Sunday, December 7, 2008

Life's Flood

I’ve always envied those people, both men and women, who cry. It was something that seemed impossible to me. I don’t know if it was me holding on to some macho notion of what it meant to be a man, even though I was 19 teaching yoga and spending the majority of my time in the company of married housewives. But I wanted to cry. I would try to squeeze out a tear at movies, while reading, in the appropriate “cry here/now” situation, but never with success. I watched my friends, partners and teachers cry. It not only seemed like such a release, but also that they were feeling life in more ways and deeper ways.

The word for tear in Sanskrit is aksha, which is the same word for eye, like in pratyaksha (senses) or literally in front of the eyes. It is said that Shiva’s tear, rudraksha, creates life. The tear is the bindu, a point, but much more the shape of a drop (3-D) than a point (2-D). That initial tear is filled with Shiva’s juice, rasa, or emotions. In Indian aesthetics art has 9 (originally 8) essential emotive qualities called rasa: erotic, comic, compassionate, ferocious, fearful, heroic, disgustful, wonder, and peaceful. The same aesthetic philosophy becomes a school of yoga called Alamkaradhvani. The original tear is filled with all the qualities that make life an art. The verbal root ras, where rasa comes from means to roar, yell, cry out, scream. The eye creates the tear, which acts like a lens to perceive and taste life.

I was taught that life happens in the tears. I would sit at retreats and the other students all around me would have these breakdowns. I felt like I wanted to have what they were having. I didn’t want the transformations I was having (which I was at exponential rates). I wanted to have that cathartic meltdown everyone else was having as my transformation. Only I never did. Did I have to live a life of hardship, self-abnegation, or torture myself? Why was I barren? Was this something I had to learn or was it more who I am?

Now I hate using age as an excuse.

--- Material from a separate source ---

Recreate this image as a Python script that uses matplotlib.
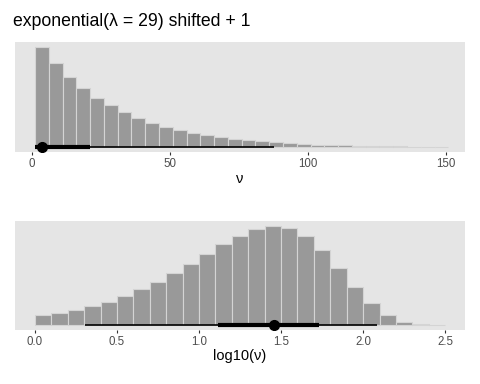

Sometimes it is true that age matters. You just experience more as you live. Yet, age doesn’t mean that you can’t be good at something simply because you are young. But age has seemed to be a big factor for me. In my own aging, I have grown up. I have experienced many of the hardships of life, but more the joys that come with living. I have lost relationships, friends, and businesses. People I know have died, life has been filled with terror and now the economy looms towards a depression. I have lived with the responsibilities of taking care of others and all the hardships and stresses that come with such responsibilities.

I’ve found my tears, but not because of the hardships, but because of the greatest joys. The loves of my life is where my tears formed. My wife, baby and stepsons have brought me tears – full cathartic meltdowns (it’s true I have it on video). After the birth of my son, life changed. It got juicier and I started to taste (rasa) and see (aksha) in deeper and more ways. And the tears started flowing and flooding. Now, when I am at the movies, reading, or simply experiencing the joys and pains of others my eyes swell with life. I not only know there is a point (bindu) but I see it, feel it and taste it every day in the joys that surround me. My yoga never denies the hardships, but my yoga sees the joys as the creative power of my transformations.